The networks we defined in the previous section are not complete. The networks have inputs and outputs. It's OK to inference (if you know the appropirate weights), but it's not complete for training.

As Lord Kelvin said, "If I cannot measure it, I cannot improve it". In the context of machine learning, "If I cannot compute the loss, I cannot optimize the model". The loss function is a measurement of how bad the model is. This is why we call it a loss function and why we need to reduce it (not increase it).

Essentially, the loss function is just a operator or a group of operators that takes the output of the model and the expected output, and compute the difference between them. The inputs and output of the loss function are both tensors. Generally, the output of the loss function is a scalar that represents the loss.

Despite the current popularity status of TensorFlow, TensorFlow is a somehow good framework in API design. After building the model, TensorFlow ask users to compile the model. The compile function will take a loss function, an optimizer and a metric to build a complete model. Leave the optimizer and metric for later, which are the topics of later chapters, let's focus on the loss function.

Although loss functions are essentially a group of operators, it's still have some special requirements. Most loss functions have a parameter called reduction. The reduction parameter is used to specify the method to reduce the output of the loss function. The most common values are none, mean and sum.

none: No reduction will be applied. The output of the loss function will be a tensor with the same shape as the input.
mean: The output of the loss function will be a scalar that represents the mean of the input.
sum: The output of the loss function will be a scalar that represents the sum of the input.
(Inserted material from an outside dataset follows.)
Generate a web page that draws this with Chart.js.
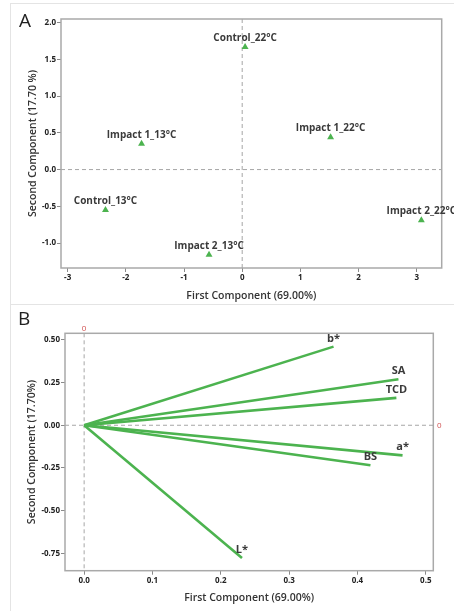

This is because in practice, we often need to compute the loss of a batch of data. The output of the loss function is a tensor with the same shape as the input. We need to reduce it to a scalar to represent the loss of the batch. But by using which way to reduce, it depends on the actual task. For example, in classification task, we often use the mean of the loss to represent the loss of the batch. In regression task, we often use the sum of the loss to represent the loss of the batch.